Put on sunscreen. Wear a hat. And … don’t eat too much fish?

A recent paper suggests that eating more fish may be associated with a greater risk of malignant melanoma. But the large, observational study comes with a lot of caveats, and the senior author notes that previous research has linked higher mercury levels and skin cancer.

“Mercury consumption in the US is mostly from fish,” says Eunyoung Cho, ScD, an associate professor of dermatology and of epidemiology. “So if mercury is related to skin cancer, then it stands to reason that fish intake may be related, too.”

Nonetheless, Cho says this new study is important due to its large size and prospective design, as participants’ fish consumption was assessed before they got cancer. “The results of previous studies investigating associations between fish intake and melanoma risk have been inconsistent,” she says. “Our findings have identified an association that requires further investigation.”

The researchers analyzed data collected from nearly half a million US adults who were recruited to the National Cancer Institute’s NIH-AARP Diet and Health Study. Participants reported how frequently they ate fish as well as their portion sizes. Their average age was 62.

The analysis, published in Cancer Causes and Control, reports that compared to those whose median daily fish intake was 0.11 ounces, those who ate 1.5 ounces per day had a 22 percent higher risk of malignant melanoma and a 28 percent increased risk of melanoma in situ, the earliest form of the disease. (A typical serving size for most fish is 5 to 6 ounces.)

The study accounts for sociodemographic and physiological factors as well as medical history and the average ultraviolet radiation levels in each participant’s local area. However, the researchers wrote, it didn’t adjust for some risk factors for melanoma such as mole count, hair color, or history of severe sunburn and sun-related behaviors. And because average daily fish intake was calculated at the beginning of the study, it may not represent participants’ lifetime diets.
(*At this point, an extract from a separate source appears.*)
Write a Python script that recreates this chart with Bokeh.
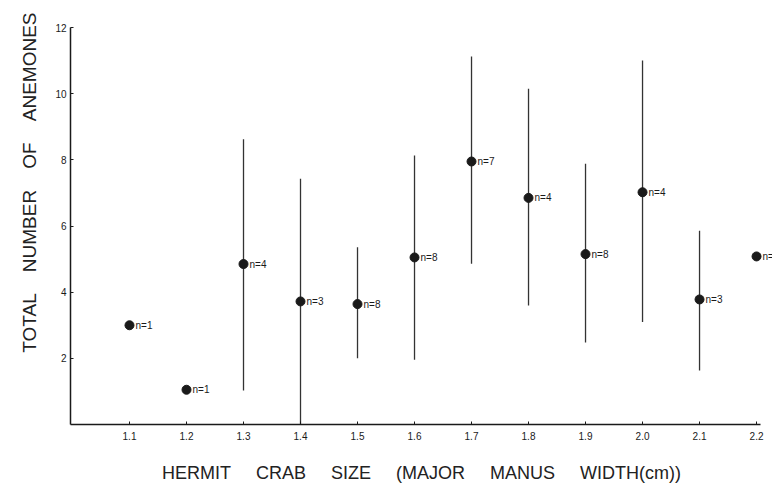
from bokeh.plotting import figure
from bokeh.models import ColumnDataSource, FixedTicker, Range1d, Title, PrintfTickFormatter
from bokeh.core.properties import value
from bokeh.embed import file_html
from bokeh.resources import INLINE

# --- data ---
sizes = [1.1, 1.2, 1.3, 1.4, 1.5, 1.6, 1.7, 1.8, 1.9, 2.0, 2.1, 2.2]
means = [3.0, 1.05, 4.85, 3.72, 3.64, 5.05, 7.95, 6.85, 5.15, 7.02, 3.78, 5.08]
lows = [3.0, 1.05, 1.03, 0.0, 2.0, 1.96, 4.86, 3.6, 2.48, 3.1, 1.63, 5.08]
highs = [3.0, 1.05, 8.62, 7.43, 5.36, 8.13, 11.12, 10.15, 7.88, 11.0, 5.86, 5.08]
counts = ["n=1", "n=1", "n=4", "n=3", "n=8", "n=8", "n=7", "n=4", "n=8", "n=4", "n=3", "n=1"]
x_ticks = [1.1, 1.2, 1.3, 1.4, 1.5, 1.6, 1.7, 1.8, 1.9, 2.0, 2.1, 2.2]
y_ticks = [2, 4, 6, 8, 10, 12]

FONT = "Liberation Sans"
INK = "#1a1a1a"
NB = "\u00a0"

x_title = (NB * 5).join(["HERMIT", "CRAB", "SIZE", "(MAJOR", "MANUS", "WIDTH(cm))"])
y_title = (NB * 4).join(["TOTAL", "NUMBER", "OF", "ANEMONES"])

src = ColumnDataSource(dict(x=sizes, y=means, lo=lows, hi=highs, n=counts))

p = figure(width=772, height=486, output_backend="svg", toolbar_location=None,
           x_range=Range1d(0.9965, 2.228), y_range=Range1d(0, 12),
           min_border_left=70, min_border_right=0, min_border_top=27,
           min_border_bottom=62, background_fill_color="white",
           border_fill_color="white")
p.outline_line_color = None
p.grid.visible = False

p.segment(x0="x", y0="lo", x1="x", y1="hi", source=src, line_color="#333333",
          line_width=1.3)
p.scatter(x="x", y="y", source=src, size=9, fill_color=INK, line_color=INK)
p.text(x="x", y="y", text="n", source=src, x_offset=6, text_baseline="middle",
       text_align="left", text_font=value(FONT), text_font_size="10px",
       text_color=INK)

xa = p.xaxis[0]
xa.ticker = FixedTicker(ticks=x_ticks)
xa.formatter = PrintfTickFormatter(format="%.1f")
xa.bounds = (0.9965, 2.207)
xa.major_tick_in = 3
xa.major_tick_out = 0
xa.minor_tick_line_color = None
xa.axis_line_width = 1.5
xa.axis_line_color = INK
xa.major_tick_line_color = INK
xa.major_label_text_font = FONT
xa.major_label_text_font_size = "10px"
xa.major_label_text_color = INK
xa.major_label_standoff = 7
xa.axis_label = x_title
xa.axis_label_text_font = FONT
xa.axis_label_text_font_style = "normal"
xa.axis_label_text_font_size = "18px"
xa.axis_label_text_color = "#222222"
xa.axis_label_standoff = 20

ya = p.yaxis[0]
ya.ticker = FixedTicker(ticks=y_ticks)
ya.major_tick_in = 3
ya.major_tick_out = 0
ya.minor_tick_line_color = None
ya.axis_line_width = 1.5
ya.axis_line_color = INK
ya.major_tick_line_color = INK
ya.major_label_text_font = FONT
ya.major_label_text_font_size = "10px"
ya.major_label_text_color = INK
ya.major_label_standoff = 4

p.add_layout(Title(text=y_title, align="right", offset=-15, text_font=FONT,
                   text_font_size="19px", text_font_style="normal",
                   text_color="#222222", standoff=25), "left")

open("out.html", "w").write(file_html(p, INLINE))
Furthermore, as an observational study, it couldn’t point to a causal relationship between fish intake and melanoma risk. Cho, who studies the connection between diet and skin cancer, says that bio-contaminants in the fish—like mercury, PCBs, dioxins, and arsenic—likely play a role in the cancer association, rather
than the fish itself.

“Previous research has found that higher fish intake is associated with higher levels of these contaminants within the body and has identified associations between these contaminants and a higher risk of skin cancer,” she says. But this study didn’t examine the concentrations of these pollutants in participants’ bodies, Cho adds, so researchers will need to keep fishing around before they can draw stronger conclusions.